**PROMPT:** Can you set down, exactly as they appear below, the lines from the opening of the material through the one bearing "const yTicks = [220, 240, 260, 280, 300, 320, 340];", minus the pictures?

**RECORDED DATA:**
:::::
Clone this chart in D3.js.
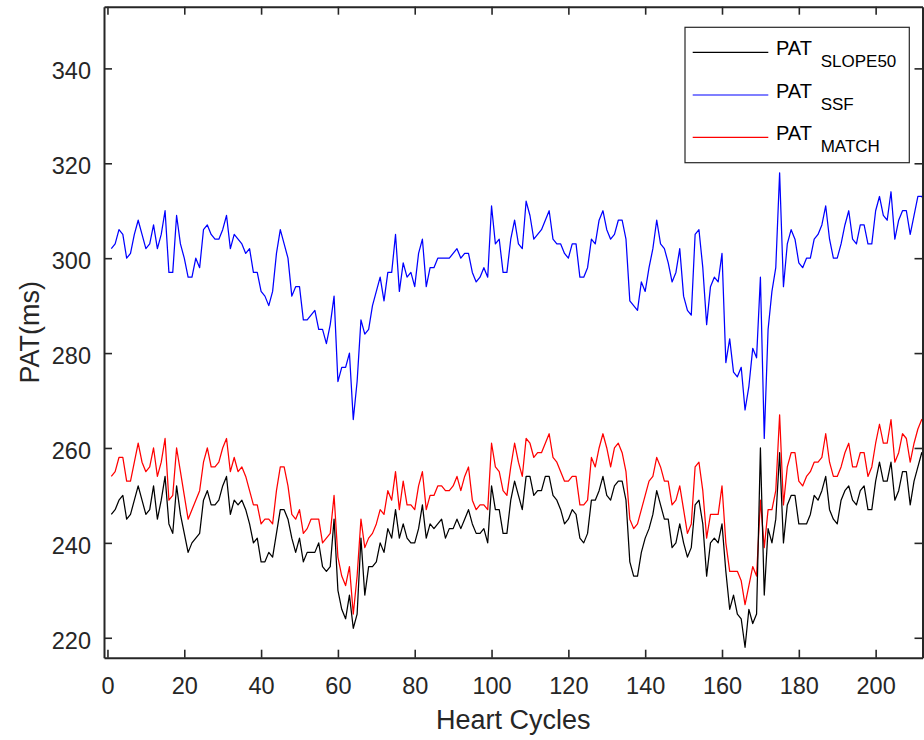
<!DOCTYPE html>
<html>
<head>
<meta charset="utf-8">
<script src="https://cdn.jsdelivr.net/npm/d3@7"></script>
<style>
  html, body { margin: 0; padding: 0; background: #fff; }
  svg { display: block; font-family: "Liberation Sans", Arial, Helvetica, sans-serif; }
</style>
</head>
<body>
<svg id="chart" width="924" height="740"></svg>
<script>
// ---- Data ----
const xTicks = [0, 20, 40, 60, 80, 100, 120, 140, 160, 180, 200];
const yTicks = [220, 240, 260, 280, 300, 320, 340];

const patSSF = [
  302,303,306,305,300,301,305,308,305,302,
  303,307,302,305,310,297,297,309,303,300,
  296,296,300,298,306,307,305,304,304,306,
  309,302,305,304,303,301,302,297,297,293,
  292,290,293,301,306,303,300,292,294,294,
  287,287,288,289,285,285,282,286,292,274,
  277,277,280,266,274,287,284,285,290,293,
  296,291,297,297,305,293,299,296,297,294,
  301,304,294,298,298,300,300,300,300,301,
  302,300,301,301,297,295,296,298,296,311,
  303,304,297,297,304,308,303,302,312,309,
  304,305,306,308,310,304,303,303,301,300,
  303,303,296,296,298,304,303,308,310,306,
  304,305,308,308,304,291,290,289,295,293,
  298,302,308,303,302,299,295,297,302,292,
  289,288,305,306,298,286,294,296,295,301,
  278,283,276,275,277,268,273,281,279,296,
  262,285,293,298,318,294,303,306,304,299,
  298,300,300,304,305,307,311,304,300,300,
  303,307,310,304,303,307,307,303,303,310,
  313,309,308,314,304,308,310,310,305,309,
  313,313,312
];

const patMATCH = [
  254,255,258,258,253,253,257,261,257,255,
  256,260,254,257,262,249,250,260,255,250,
  245,247,249,251,257,260,256,256,257,260,
  262,255,258,255,256,254,251,248,248,244,
  245,245,244,251,256,256,252,246,245,247,
  242,243,245,245,245,240,241,242,250,237,
  233,231,235,225,233,245,239,241,242,244,
  247,246,251,249,255,247,253,248,248,247,
  252,255,247,250,250,252,252,251,251,252,
  254,251,254,256,249,247,248,248,247,261,
  256,255,251,250,256,261,257,254,262,261,
  258,259,259,261,263,258,257,255,253,253,
  254,254,248,248,249,258,256,260,263,260,
  256,260,261,259,255,245,243,244,247,250,
  253,254,258,256,253,253,248,249,252,247,
  242,244,256,257,251,241,246,246,246,252,
  240,234,234,234,232,227,231,235,233,249,
  239,247,247,251,267,248,256,259,259,253,
  252,254,255,257,257,258,263,257,254,254,
  256,259,261,256,256,259,259,254,256,261,
  265,261,261,266,257,259,263,262,257,261,
  264,266,265
];

const patSLOPE50 = [
  246,247,249,250,245,246,249,252,249,246,
  247,252,245,249,254,244,242,252,246,242,
  238,240,241,242,249,251,248,248,249,252,
  254,246,249,248,249,247,244,240,241,236,
  236,238,237,242,247,247,245,241,238,241,
  236,238,238,238,240,235,234,235,245,230,
  226,224,229,222,225,241,229,235,235,236,
  240,238,243,241,247,241,244,241,240,240,
  243,248,241,244,243,244,245,241,243,243,
  245,243,245,247,244,242,242,243,240,252,
  247,247,242,242,249,253,250,247,254,254,
  250,251,251,254,254,250,249,247,244,245,
  247,246,241,240,242,249,249,251,254,250,
  249,252,253,253,249,236,233,233,238,241,
  243,246,251,248,245,245,239,240,244,240,
  237,239,248,249,244,233,240,241,240,244,
  234,226,229,225,224,218,226,223,225,260,
  229,243,240,245,259,240,248,250,250,244,
  244,244,246,250,249,251,254,247,245,244,
  249,251,252,249,248,251,252,247,247,253,
  257,253,253,257,249,251,255,255,248,253,
  256,259,257
];

const cycles = d3.range(1, patSSF.length + 1);

const seriesNames = ["SLOPE50", "SSF", "MATCH"];
const seriesColors = ["#000000", "#0000ff", "#ff0000"];
const seriesData = [patSLOPE50, patSSF, patMATCH];

// ---- Layout ----
const svg = d3.select("#chart");
const L = 104, R = 922.5, T = 6.7, B = 657.7;
const axisColor = "#262626";
const tickFont = 23.5;

const x = d3.scaleLinear().domain([-0.9, 212.2]).range([L, R]);
const y = d3.scaleLinear().domain([215.8, 353]).range([B, T]);

svg.append("defs").append("clipPath").attr("id", "plotclip")
  .append("rect").attr("x", L).attr("y", T).attr("width", R - L).attr("height", B - T);

// ---- Lines ----
const lineGen = d3.line().x((d, i) => x(cycles[i])).y(d => y(d));
const plot = svg.append("g").attr("clip-path", "url(#plotclip)");
[1, 2, 0].forEach(k => {
  plot.append("path")
    .datum(seriesData[k])
    .attr("fill", "none")
    .attr("stroke", seriesColors[k])
    .attr("stroke-width", 1.25)
    .attr("stroke-linejoin", "round")
    .attr("d", lineGen);
});

// ---- Axes ----
function styleAxis(g) {
  g.selectAll(".domain").attr("stroke", axisColor).attr("stroke-width", 2);
  g.selectAll(".tick line").attr("stroke", axisColor).attr("stroke-width", 1.6);
  g.selectAll(".tick text").attr("fill", axisColor).style("font-size", tickFont + "px");
}

const gx = svg.append("g").attr("transform", `translate(0,${B})`)
  .call(d3.axisBottom(x).tickValues(xTicks).tickSizeInner(-8).tickSizeOuter(0).tickPadding(19.6).tickFormat(d3.format("d")));
styleAxis(gx);

const gxt = svg.append("g").attr("transform", `translate(0,${T})`)
  .call(d3.axisTop(x).tickValues(xTicks).tickSizeInner(-8).tickSizeOuter(0).tickFormat(""));
styleAxis(gxt);

const gy = svg.append("g").attr("transform", `translate(${L},0)`)
  .call(d3.axisLeft(y).tickValues(yTicks).tickSizeInner(-8).tickSizeOuter(0).tickPadding(13).tickFormat(d3.format("d")));
styleAxis(gy);
gy.selectAll(".tick text").attr("dy", "0.44em");

const gyr = svg.append("g").attr("transform", `translate(${R},0)`)
  .call(d3.axisRight(y).tickValues(yTicks).tickSizeInner(-8).tickSizeOuter(0).tickFormat(""));
styleAxis(gyr);

// ---- Axis labels ----
svg.append("text")
  .attr("x", (L + R) / 2).attr("y", 729)
  .attr("text-anchor", "middle")
  .attr("fill", axisColor)
  .style("font-size", "27px")
  .text("Heart Cycles");

svg.append("text")
  .attr("transform", `translate(39,${(T + B) / 2}) rotate(-90)`)
  .attr("text-anchor", "middle")
  .attr("fill", axisColor)
  .style("font-size", "27px")
  .text("PAT(ms)");

// ---- Legend ----
const lg = svg.append("g");
lg.append("rect")
  .attr("x", 685).attr("y", 27.3).attr("width", 224.3).attr("height", 135.4)
  .attr("fill", "#fff").attr("stroke", axisColor).attr("stroke-width", 1.2);

const legendRows = [52.3, 95, 137.3];
seriesNames.forEach((name, k) => {
  const ly = legendRows[k];
  lg.append("line")
    .attr("x1", 692.7).attr("x2", 768.3).attr("y1", ly).attr("y2", ly)
    .attr("stroke", seriesColors[k]).attr("stroke-width", 1.2);
  const t = lg.append("text")
    .attr("x", 776).attr("y", ly + 3)
    .attr("fill", "#000")
    .style("font-size", "20px");
  t.append("tspan").text("PAT");
  t.append("tspan")
    .attr("x", 820.7).attr("dy", 11.5)
    .style("font-size", "17px")
    .text(name);
});
</script>
</body>
</html>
:::::
**REPLY TO THE TASK:**
Clone this chart in D3.js.
<!DOCTYPE html>
<html>
<head>
<meta charset="utf-8">
<script src="https://cdn.jsdelivr.net/npm/d3@7"></script>
<style>
  html, body { margin: 0; padding: 0; background: #fff; }
  svg { display: block; font-family: "Liberation Sans", Arial, Helvetica, sans-serif; }
</style>
</head>
<body>
<svg id="chart" width="924" height="740"></svg>
<script>
// ---- Data ----
const xTicks = [0, 20, 40, 60, 80, 100, 120, 140, 160, 180, 200];
const yTicks = [220, 240, 260, 280, 300, 320, 340];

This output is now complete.